• _The exercise_
All of the lines below are to be printed again exactly; images are excluded from the output.

• _Information supplied_

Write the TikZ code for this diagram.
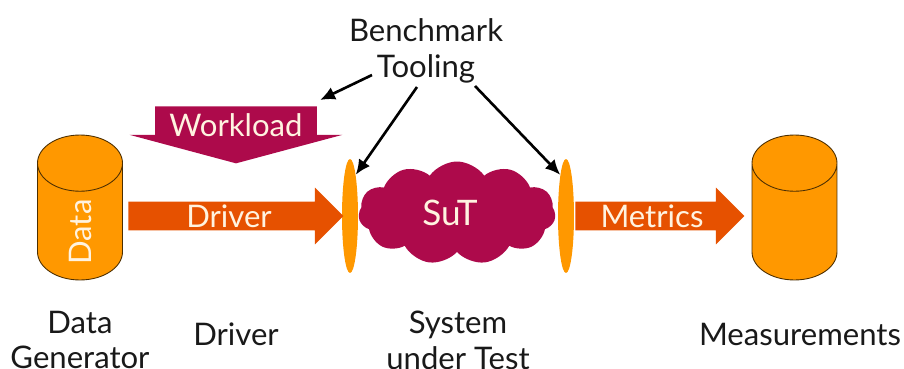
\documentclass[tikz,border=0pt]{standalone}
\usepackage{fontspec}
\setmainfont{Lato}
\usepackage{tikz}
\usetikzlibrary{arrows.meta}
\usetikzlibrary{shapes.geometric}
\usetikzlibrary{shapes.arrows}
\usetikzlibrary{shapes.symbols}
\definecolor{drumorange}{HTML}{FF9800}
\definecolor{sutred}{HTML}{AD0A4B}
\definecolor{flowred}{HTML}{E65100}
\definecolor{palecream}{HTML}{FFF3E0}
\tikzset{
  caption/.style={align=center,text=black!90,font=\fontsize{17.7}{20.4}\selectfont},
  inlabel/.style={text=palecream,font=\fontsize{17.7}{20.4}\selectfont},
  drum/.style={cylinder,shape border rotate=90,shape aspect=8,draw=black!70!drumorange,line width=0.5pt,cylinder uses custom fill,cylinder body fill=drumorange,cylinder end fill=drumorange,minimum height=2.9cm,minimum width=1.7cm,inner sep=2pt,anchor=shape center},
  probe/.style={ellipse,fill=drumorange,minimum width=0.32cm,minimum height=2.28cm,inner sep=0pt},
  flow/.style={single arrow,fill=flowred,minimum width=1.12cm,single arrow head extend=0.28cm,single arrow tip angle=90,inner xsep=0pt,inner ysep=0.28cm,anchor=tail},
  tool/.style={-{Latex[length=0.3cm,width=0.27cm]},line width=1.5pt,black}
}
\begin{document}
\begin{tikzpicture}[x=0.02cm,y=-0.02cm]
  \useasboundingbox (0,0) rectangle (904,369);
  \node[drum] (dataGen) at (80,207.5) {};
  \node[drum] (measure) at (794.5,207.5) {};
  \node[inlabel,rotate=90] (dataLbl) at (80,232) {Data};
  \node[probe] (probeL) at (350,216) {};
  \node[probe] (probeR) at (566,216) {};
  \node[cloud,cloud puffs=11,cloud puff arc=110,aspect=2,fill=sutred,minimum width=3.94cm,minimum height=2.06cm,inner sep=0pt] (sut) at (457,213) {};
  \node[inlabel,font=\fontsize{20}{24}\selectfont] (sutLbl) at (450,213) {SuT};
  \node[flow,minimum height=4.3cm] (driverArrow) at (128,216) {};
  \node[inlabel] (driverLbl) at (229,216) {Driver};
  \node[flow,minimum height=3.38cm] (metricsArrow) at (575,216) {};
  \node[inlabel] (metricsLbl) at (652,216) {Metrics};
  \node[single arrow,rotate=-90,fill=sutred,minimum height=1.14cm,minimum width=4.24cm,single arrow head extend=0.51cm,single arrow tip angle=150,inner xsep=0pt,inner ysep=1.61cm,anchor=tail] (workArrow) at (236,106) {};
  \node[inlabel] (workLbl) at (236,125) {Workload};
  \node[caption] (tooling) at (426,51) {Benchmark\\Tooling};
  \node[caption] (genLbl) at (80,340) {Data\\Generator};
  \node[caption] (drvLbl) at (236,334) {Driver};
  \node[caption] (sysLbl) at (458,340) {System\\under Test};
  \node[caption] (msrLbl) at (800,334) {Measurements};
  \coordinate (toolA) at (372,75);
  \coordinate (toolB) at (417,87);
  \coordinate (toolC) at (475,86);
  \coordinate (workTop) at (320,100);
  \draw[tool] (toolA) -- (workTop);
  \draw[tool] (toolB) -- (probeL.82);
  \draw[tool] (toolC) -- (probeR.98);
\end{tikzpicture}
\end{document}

• _Result_
Write the TikZ code for this diagram.
\documentclass[tikz,border=0pt]{standalone}
\usepackage{fontspec}
\setmainfont{Lato}
\usepackage{tikz}
\usetikzlibrary{arrows.meta}
\usetikzlibrary{shapes.geometric}
\usetikzlibrary{shapes.arrows}
\usetikzlibrary{shapes.symbols}
\definecolor{drumorange}{HTML}{FF9800}
\definecolor{sutred}{HTML}{AD0A4B}
\definecolor{flowred}{HTML}{E65100}
\definecolor{palecream}{HTML}{FFF3E0}
\tikzset{
  caption/.style={align=center,text=black!90,font=\fontsize{17.7}{20.4}\selectfont},
  inlabel/.style={text=palecream,font=\fontsize{17.7}{20.4}\selectfont},
  drum/.style={cylinder,shape border rotate=90,shape aspect=8,draw=black!70!drumorange,line width=0.5pt,cylinder uses custom fill,cylinder body fill=drumorange,cylinder end fill=drumorange,minimum height=2.9cm,minimum width=1.7cm,inner sep=2pt,anchor=shape center},
  probe/.style={ellipse,fill=drumorange,minimum width=0.32cm,minimum height=2.28cm,inner sep=0pt},
  flow/.style={single arrow,fill=flowred,minimum width=1.12cm,single arrow head extend=0.28cm,single arrow tip angle=90,inner xsep=0pt,inner ysep=0.28cm,anchor=tail},
  tool/.style={-{Latex[length=0.3cm,width=0.27cm]},line width=1.5pt,black}
}
\begin{document}
\begin{tikzpicture}[x=0.02cm,y=-0.02cm]
  \useasboundingbox (0,0) rectangle (904,369);
  \node[drum] (dataGen) at (80,207.5) {};
  \node[drum] (measure) at (794.5,207.5) {};
  \node[inlabel,rotate=90] (dataLbl) at (80,232) {Data};
  \node[probe] (probeL) at (350,216) {};
  \node[probe] (probeR) at (566,216) {};
  \node[cloud,cloud puffs=11,cloud puff arc=110,aspect=2,fill=sutred,minimum width=3.94cm,minimum height=2.06cm,inner sep=0pt] (sut) at (457,213) {};
  \node[inlabel,font=\fontsize{20}{24}\selectfont] (sutLbl) at (450,213) {SuT};
  \node[flow,minimum height=4.3cm] (driverArrow) at (128,216) {};
  \node[inlabel] (driverLbl) at (229,216) {Driver};
  \node[flow,minimum height=3.38cm] (metricsArrow) at (575,216) {};
  \node[inlabel] (metricsLbl) at (652,216) {Metrics};
  \node[single arrow,rotate=-90,fill=sutred,minimum height=1.14cm,minimum width=4.24cm,single arrow head extend=0.51cm,single arrow tip angle=150,inner xsep=0pt,inner ysep=1.61cm,anchor=tail] (workArrow) at (236,106) {};
  \node[inlabel] (workLbl) at (236,125) {Workload};
  \node[caption] (tooling) at (426,51) {Benchmark\\Tooling};
  \node[caption] (genLbl) at (80,340) {Data\\Generator};
  \node[caption] (drvLbl) at (236,334) {Driver};
  \node[caption] (sysLbl) at (458,340) {System\\under Test};
  \node[caption] (msrLbl) at (800,334) {Measurements};
  \coordinate (toolA) at (372,75);
  \coordinate (toolB) at (417,87);
  \coordinate (toolC) at (475,86);
  \coordinate (workTop) at (320,100);
  \draw[tool] (toolA) -- (workTop);
  \draw[tool] (toolB) -- (probeL.82);
  \draw[tool] (toolC) -- (probeR.98);
\end{tikzpicture}
\end{document}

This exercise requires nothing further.